Pascal Fioretto
Pascal Fioretto est né le 30 avril 1962 à Saint-Etienne..
Un condamné à rire s'est échappé
(2014)
Chapitre : Peignoir
Un jour, j'ai reçu une lettre de mon ami Louis, depuis
longtemps perdu de vue. Il m'écrivait : «J'ai rencontré notre amie commune :
Hélène. Elle m'a donné ton adresse et m'a appris que tu écris pour | Laurent
Gerra. C'est incroyable parce que je ne rate jamais sa chronique. Tous les
matins, à neuf heures moins le quart, je suis coincé dans les embouteillages et
je vois les automobilistes, autour de moi, secoués de rire à leur volant.
Heureusement que vous êtes là, vous les comiques, vous nous aidez à tenir...»
J'ai lu et relu plusieurs fois cette lettre, et l'image des
gens enfermés dans leurs voitures, prisonniers des embouteillages rigolant en
même temps, tous les matins, à la même heure, s'est mise à me hanter. S'ils
n'avaient pas été pliés de rire dans le trafic, nos auditeurs n'auraient-ils pas
changé le monde, leur vie ou, au moins, de trajet? Moi qui avais toujours pensé
que l'humour était un moyen de rendre la vie tolérable, j'ai commencé à me
demander s'il n'était pas plutôt un artifice pour s'empêcher de la vivre.
[Lu le vendredi 24 août 2023, Plon Pocket, p.
15]
Chapitre : Le trésor de la gestapo
Nous recevons, dimanche, la visite de B. Cela ne pouvait
pas mieux tomber puisque B. est un copain écrivain, du genre de ceux qui
prennent la littérature (qu'il prononce «littératchure») très au sérieux, et
même, si j'en crois une interview récente, carrément «à bras-le-corps». Je l'ai
surnommé «B. le pur» car il est entré en écriture comme on entre en religion et
a décidé, une fois pour toutes, qu'il écrirait des livres «utiles au monde ».
Depuis, il produit, abondamment, des romans à thèse qu'il « défend» partout où
l'on croise des lecteurs, des | écrivains et, si possible, des journalistes.
Forcément, B. supporte assez mal tous ses confrères (trop creux, trop couards,
trop conformistes), mais il me tolère néanmoins parce qu'il croit que mes
pastiches sont des règlements de comptes envers ceux qui vendent plus de livres
que lui (B. vend peu, ce qui le confirme dans l'idée que ce qu'il écrit
dérange).
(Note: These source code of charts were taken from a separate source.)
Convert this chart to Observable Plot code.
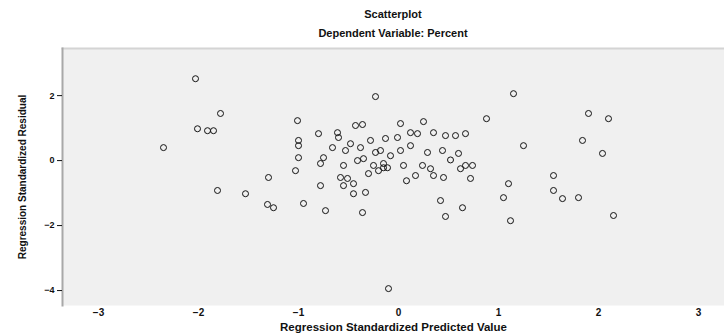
<!DOCTYPE html>
<html>
<head>
<meta charset="utf-8">
<script src="https://cdn.jsdelivr.net/npm/d3@7"></script>
<script src="https://cdn.jsdelivr.net/npm/@observablehq/plot@0.6"></script>
<style>
  body { margin: 0; background: #fff; font-family: "Liberation Sans", Arial, sans-serif; }
  #wrap { width: 724px; height: 336px; position: relative; }
  .hdr { margin-left: 62px; text-align: center; font-weight: bold; color: #111; }
  #t1 { font-size: 11px; height: 22px; line-height: 28px; }
  #t2 { font-size: 11px; height: 24px; line-height: 22px; }
  svg { display: block; }
</style>
</head>
<body>
<div id="wrap">
  <div class="hdr" id="t1"></div>
  <div class="hdr" id="t2"></div>
  <div id="chart"></div>
</div>
<script>
const title = "Scatterplot";
const subtitle = "Dependent Variable: Percent";
const xLabel = "Regression Standardized Predicted Value";
const yLabel = "Regression Standardized Residual";
const xTicks = [-3, -2, -1, 0, 1, 2, 3];
const yTicks = [2, 0, -2, -4];

const predicted = [
  -2.03, -0.23, -1.78, -1.01, -0.36, -2.01, -1.91, -1.85, -2.35, -0.80,
  -0.61, -0.60, -1.00, -1.00, -0.48, -0.38, -0.53, -0.23, -0.18, -1.00,
  -0.75, -0.78, -0.55, -0.41, -0.35, -0.25, -0.20, -0.15, -1.03, -1.30,
  -0.58, -0.51, -0.78, -0.55, -0.45, -1.81, -1.53, -0.45, -0.33, -1.31,
  -1.25, -0.95, -0.73, -0.36, 1.15, 1.90, 2.10, 0.88, 0.02, 0.25,
  -0.13, -0.01, 0.12, 0.19, 0.35, 0.47, 0.57, 0.67, 1.25, 1.84,
  2.04, 0.02, 0.29, 0.44, 0.60, -0.15, -0.11, 0.05, 0.24, 0.32,
  0.35, 0.45, 0.62, 0.67, 0.74, 0.72, 1.55, 1.10, 1.05, 1.55,
  1.64, 1.80, 0.42, 0.64, 0.47, 1.12, 2.15, -0.10, -0.08, -0.43,
  0.12, -0.28, 0.17, -0.66, 0.08, 0.52, -0.30
];
const residual = [
  2.52, 1.97, 1.45, 1.23, 1.11, 0.98, 0.92, 0.92, 0.40, 0.83,
  0.86, 0.71, 0.62, 0.46, 0.52, 0.40, 0.31, 0.25, 0.31, 0.09,
  0.09, -0.09, -0.15, 0.00, 0.06, -0.15, -0.31, -0.22, -0.31, -0.52,
  -0.52, -0.55, -0.77, -0.77, -0.71, -0.92, -1.02, -1.02, -0.98, -1.35,
  -1.45, -1.32, -1.54, -1.60, 2.06, 1.45, 1.29, 1.29, 1.14, 1.20,
  0.68, 0.71, 0.86, 0.83, 0.86, 0.77, 0.77, 0.83, 0.46, 0.62,
  0.22, 0.31, 0.25, 0.31, 0.22, -0.09, -0.22, -0.15, -0.15, -0.25,
  -0.46, -0.52, -0.25, -0.15, -0.15, -0.55, -0.46, -0.71, -1.14, -0.92,
  -1.17, -1.14, -1.23, -1.45, -1.72, -1.85, -1.69, -3.94, 0.15, 1.08,
  0.46, 0.62, -0.46, 0.40, -0.62, 0.02, -0.40
];

const points = predicted.map((p, i) => ({x: p, y: residual[i]}));

document.getElementById("t1").textContent = title;
document.getElementById("t2").textContent = subtitle;

const chart = Plot.plot({
  width: 724,
  height: 290,
  marginLeft: 62,
  marginRight: 0,
  marginTop: 2,
  marginBottom: 31,
  style: {background: "#fff", fontFamily: "Liberation Sans, Arial, sans-serif", color: "#111"},
  x: {domain: [-3.36, 3.26], ticks: xTicks},
  y: {domain: [-4.46, 3.45], ticks: yTicks},
  marks: [
    Plot.frame({fill: "#f0f0f0", stroke: null}),
    Plot.frame({anchor: "top", stroke: "#d4d4d4", strokeWidth: 2}),
    Plot.frame({anchor: "left", stroke: "#a8a8a8", strokeWidth: 2}),
    Plot.axisX({ticks: xTicks, tickFormat: "d", tickSize: 0, tickPadding: 3, fontSize: 10, fontWeight: "bold",
      label: xLabel, labelAnchor: "center", labelOffset: 25, labelArrow: "none"}),
    Plot.axisY({ticks: yTicks, tickFormat: "d", tickSize: 5, tickPadding: 3, fontSize: 9, fontWeight: "bold",
      label: yLabel, labelAnchor: "center", labelOffset: 44, labelArrow: "none"}),
    Plot.dot(points, {x: "x", y: "y", r: 3, stroke: "#111", strokeWidth: 1, fill: "none"})
  ]
});
chart.querySelectorAll('[aria-label="x-axis label"] text').forEach(t => { t.style.fontSize = "11.5px"; t.style.fontWeight = "bold"; });
chart.querySelectorAll('[aria-label="y-axis label"] text').forEach(t => { t.style.fontSize = "10px"; t.style.fontWeight = "bold"; });
document.getElementById("chart").appendChild(chart);
</script>
</body>
</html>
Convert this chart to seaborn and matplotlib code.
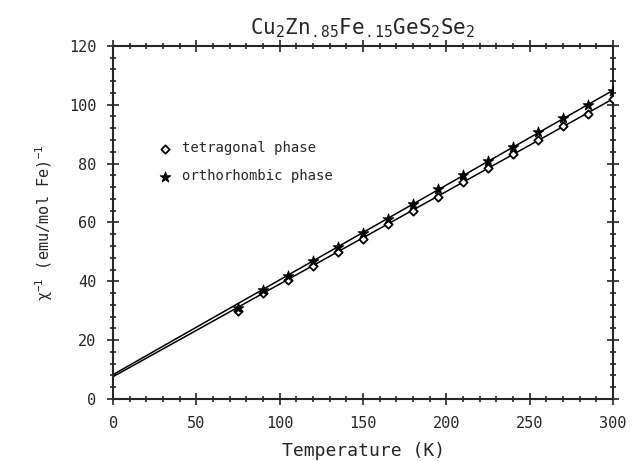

Je n'ai jamais pris la peine de le détromper car il est difficile de
s'expliquer avec B. Dès qu'il est question de littératchure, il s'exprime avec
trop de fougue et de conviction pour qu'on ose lui dire qu'il exagère. Car B.
vomit les tièdes. Malgré tout, je l'apprécie sincèrement. Moi qui ai tant besoin
de plaire, j'admire sa capacité à se faire détester, et notre libre association
fonctionne depuis des années : à cause de mes pastiches, il me prête un pouvoir
de nuisance que je n'ai pas, et moi, je lui prête mon studio quand il «monte» à
Paris pour voir une maîtresse ou assister à un cocktail (B. habite en province
mais ne rate quasiment aucun cocktail littéraire, quitte à s'y inviter
lui-même).
[Lu le vendredi 24 août 2023, Plon Pocket, p.